The driver appeared to be a Saudi, a student at the University, puttering a mile or so between his apartment and the campus. I truly detested him, not only for what he was doing to this car, but also my whole relationship to the brand. The recent run-up of gas prices in 1973-1974 had facilitated his choice of winter driver, and this was not a good PR gesture, for both his country and Ferrari.

Fast forward to 1984, and the Testarossa has finally arrived to take up the mantle as chief lust object. Only one problem: its looks are quite controversial. The famous Pininfarina curves are mostly gone, and the rather angular shape sports huge rear strakes for the radiator inlets, and the widest rear end ever seen on a car, at least in proportion to its height.  The front and side views were challenging enough, but standing directly behind it was just painful. It was a mistake that Pininfarina never made again, thankfully.

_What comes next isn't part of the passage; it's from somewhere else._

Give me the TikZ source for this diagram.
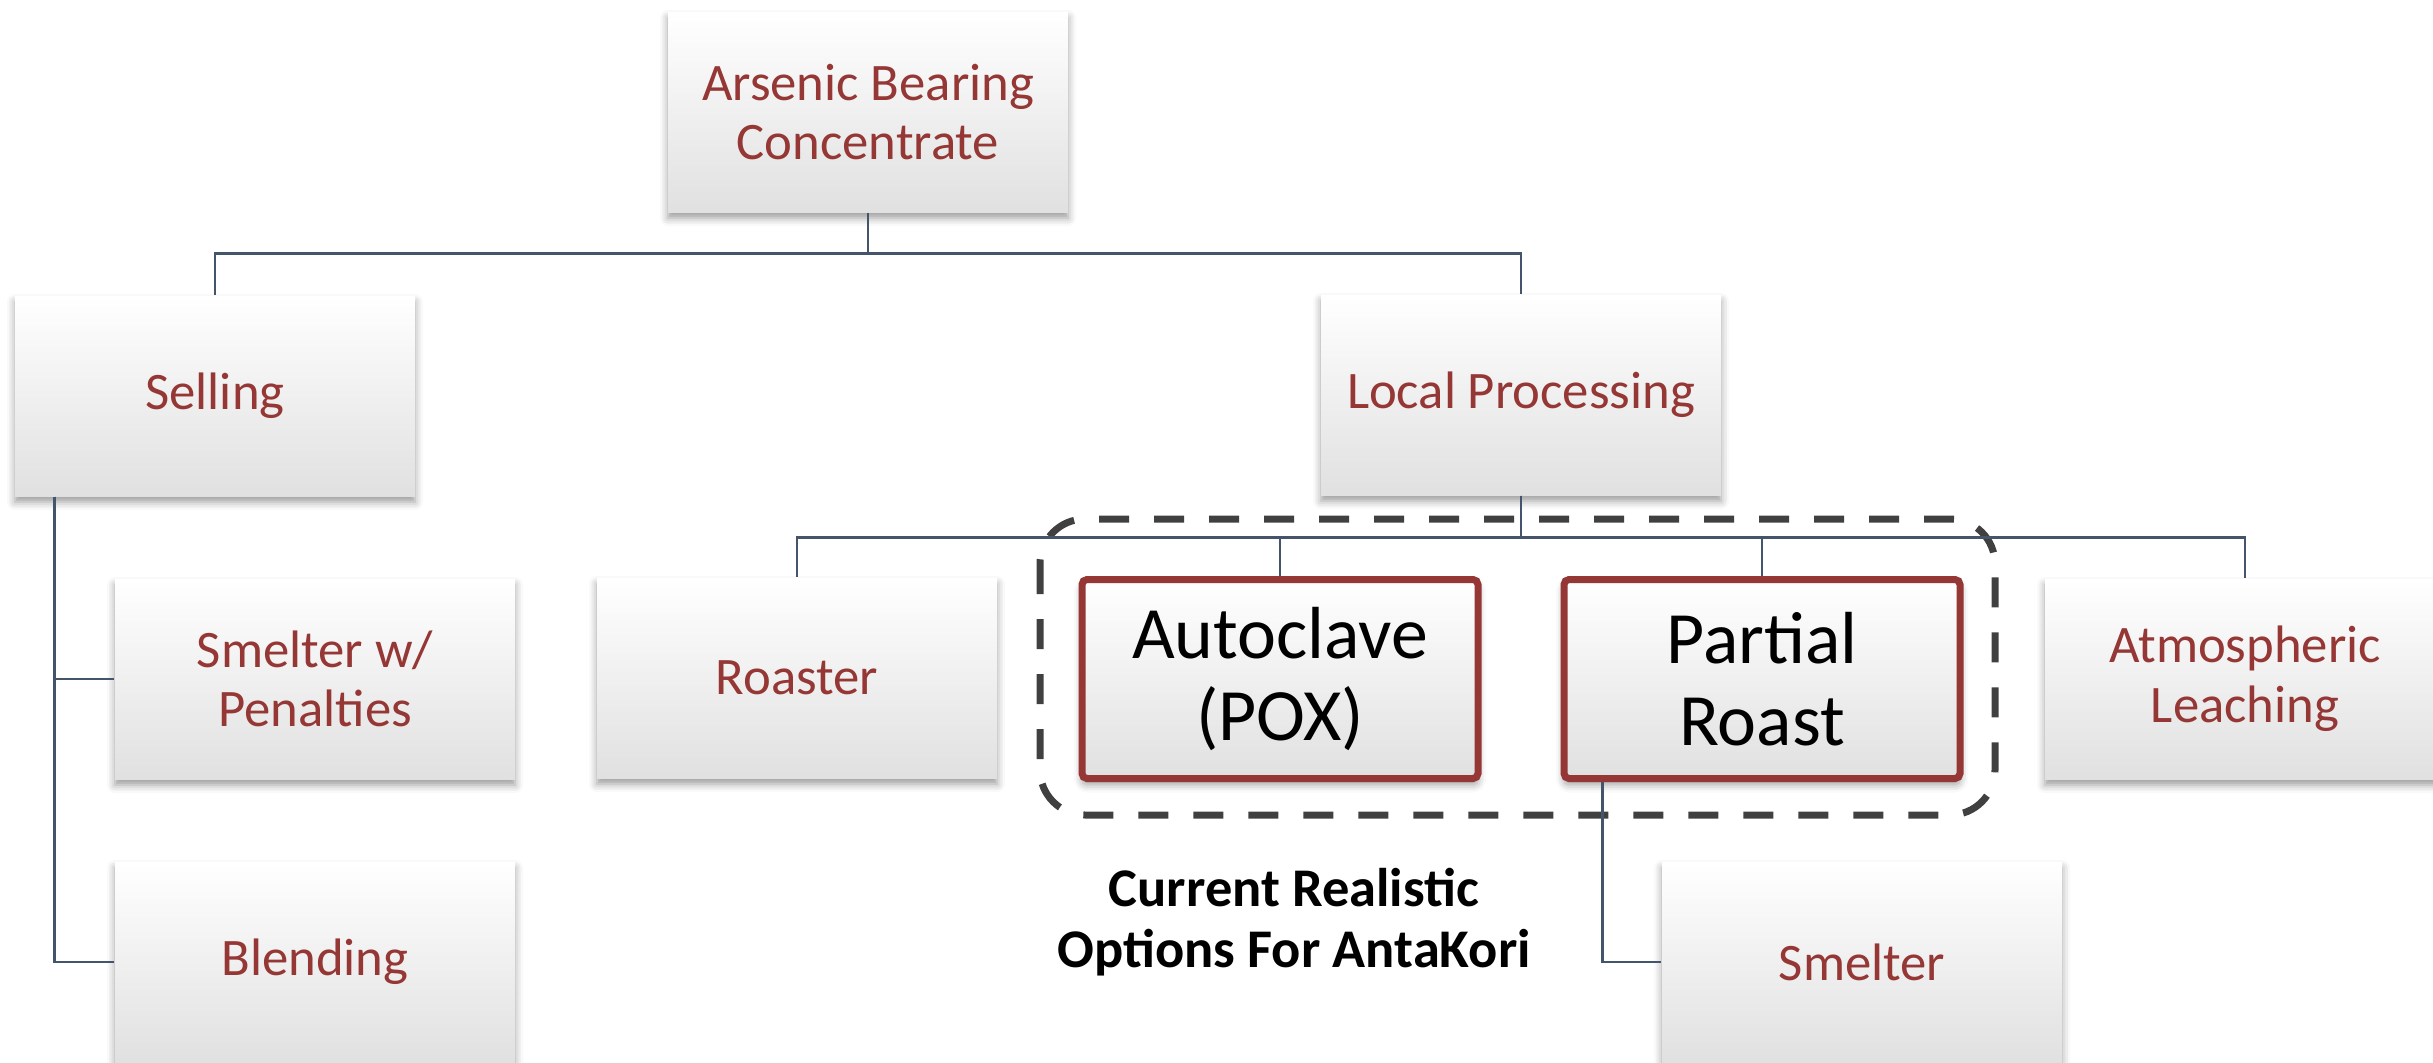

Ironically, the Testarossa spawned the biggest raft of imitation body kits ever known to man.Or maybe irony isn’t the right word.

Perhaps “just desserts”, or?

Or brilliance? The Testarossa tapped into an area of men’s consciousness that has still not been totally satiated. Or never will.

Is there something subliminal (or obvious) about side strakes? Exposed body orifices that had never been seen publicly before?

The Testarossa’s design is a milestone, in that for the first time the shapes defining racing cars at the time were now the defining theme, with their huge wide rear tires, side intakes, and aerodynamic considerations taking priority. It’s a trend that has largely only continued, but with more consideration to the overall aesthetics. Ferrari’s ever deepening association with their F1 activities was now becoming a key aspect to their design language, one they have played to ever greater commercial success so brilliantly.

I rarely think of Ferraris anymore, except vintage ones from the pre-Testarossa era. I certainly didn’t expect to come across one as a Curbside Classic; I’ve never seen any until this one, who’s owner obviously wanted to keep it a safe distance from the big trucks in the parking lot of this local watering hole.

A few years back, a guy showed up in town one summer offering rides in his less-than pristine old 308 or 328, for $35. He operated out of a small empty lot on a busy street, but after a few weeks, he was gone, having satiated the local demand. He might have picked a better town, or a different neighborhood, as the steady stream of bicyclists and old Hondas there didn’t result in many takers.

But then a year ago, we made our first trip to Paris. Walking down the Champs Elysées on a sunny afternoon, what is sitting at the curb in front of an outdoor cafe, parked highly illegally? A bright red 458 Italia. Like most new Ferraris in recent years (decades?), I never bothered to really look at it before. Suddenly, I allow myself to see it for what it really is, and I’m just standing there dumbstruck. It’s the sexiest thing on wheels ever, and I just don’t know how Pininfarina keeps managing to pull it off. I’m so utterly engrossed, I forget to take any pictures. Or am I afraid of what that would mean? Paris really is for lovers.